Oracles are the interface through which smart contracts receive data from the real world. This includes any data input which is not purely on-chain originated and in particular price information into the blockchain world. Oracles are a potential single point of failure. If a smart contract receives stale and/or incorrect information from an oracle, its proper functioning is in jeopardy. It is also very difficult to catch this type of malfunction without additional data sources. At the same time the computational limits of smart contracts create a strong incentive to place as much program logic off-chain into the oracle, which only exacerbates the issue. Hence the careful design of oracles is of critical importance.

Risk of Holder Conversion Rights for Minters#

Minters run the risk that holders of youves tracker tokens ask them to deliver collateral in the value of the holder's conversion right strike price times the number of youves tracker tokens exercised by the holder which is below the target price. Right before exercising the conversion right, the youves tracker token will likely be worth less than the strike price, so the selected minter will probably pay more for the youves tracker token than the prevailing market price.

Risk of Bailout / Minter Conversion Right for Stable Token Stakers#

Holders of youves tracker tokens that choose to stake them in the monitor conversion pool run the risk that a minter will exercise its conversion right. As a result, holders then have to deliver youves tracker tokens against collateral in the value of the minter's conversion right strike price times the number of the minter's youves tracker tokens. Right before exercising the conversion right, the youves tracker token will likely be worth more than the strike price, so the selected holder will probably receive less for its youves tracker tokens than the prevailing market price.

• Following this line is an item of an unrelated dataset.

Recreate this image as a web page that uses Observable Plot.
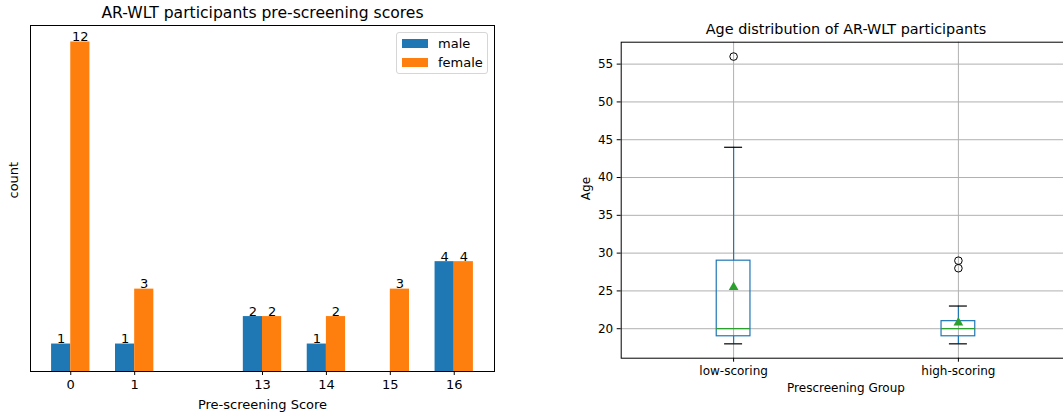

Governance Token Staker / Stability Mechanism Risk#

Holders of governance tokens that choose to stake their governance tokens in the staking pool run the risk of losing some or all of their staked governance tokens in case the stability mechanism gets activated.

Liquidation Risk#

Minters need to maintain adequate collateral levels in vaults, otherwise they run the risk of being partially or fully liquidated by a third party and paying out a bonus out of their excess collateral.

Underlying Reference Asset Risk#

Depending on their nature, reference assets of a youves tracker token may experience strong adverse price movements driven by regulatory action or, in case of crypto assets, because of software errors. This price move will be reproduced by the youves tracker token.

Tracking Risk#

The youves tracker token has a soft peg and it does not guarantee to track the target price exactly at all times. Even though there are mechanisms in place which aim to facilitate close tracking, the value may diverge above or below the target price for extended periods of time.

Smart Contract Risk#

Smart contracts used for the platform are inherently complex and may contain errors. There is a formal deployment process for the smart contracts in place including a professional review. A risk remains, however, that certain code errors are undiscovered.

User Risks#

There is a risk of user-initiated errors. The platform cannot reverse transactions.

Risk of Malicious Operators#

There is the risk of malicious hack attacks on the platform's smart contracts.

Furthermore, the platform works with economic incentives to encourage certain user behaviour. In theory, a malicious operator with access to large funds and no intention of making money could ignore the incentive structure of the platform and create unintended outcomes.

Governance Risk#

Currently there is a governance process in place, which is controlled by a group of keyholders that have an interest in the success of the platform. One key is held by ubinetic AG and six keys by six parties that are independent of ubinetic AG. Known and trusted tech teams in the Tezos ecosystem were selected as independent parties. This process is decentralised to an extent. However, it is less transparent and more centralised than a process using voting via governance tokens. It is planned to change to such a process with governance tokens, once a sufficiently large amount of YOU tokens have been claimed.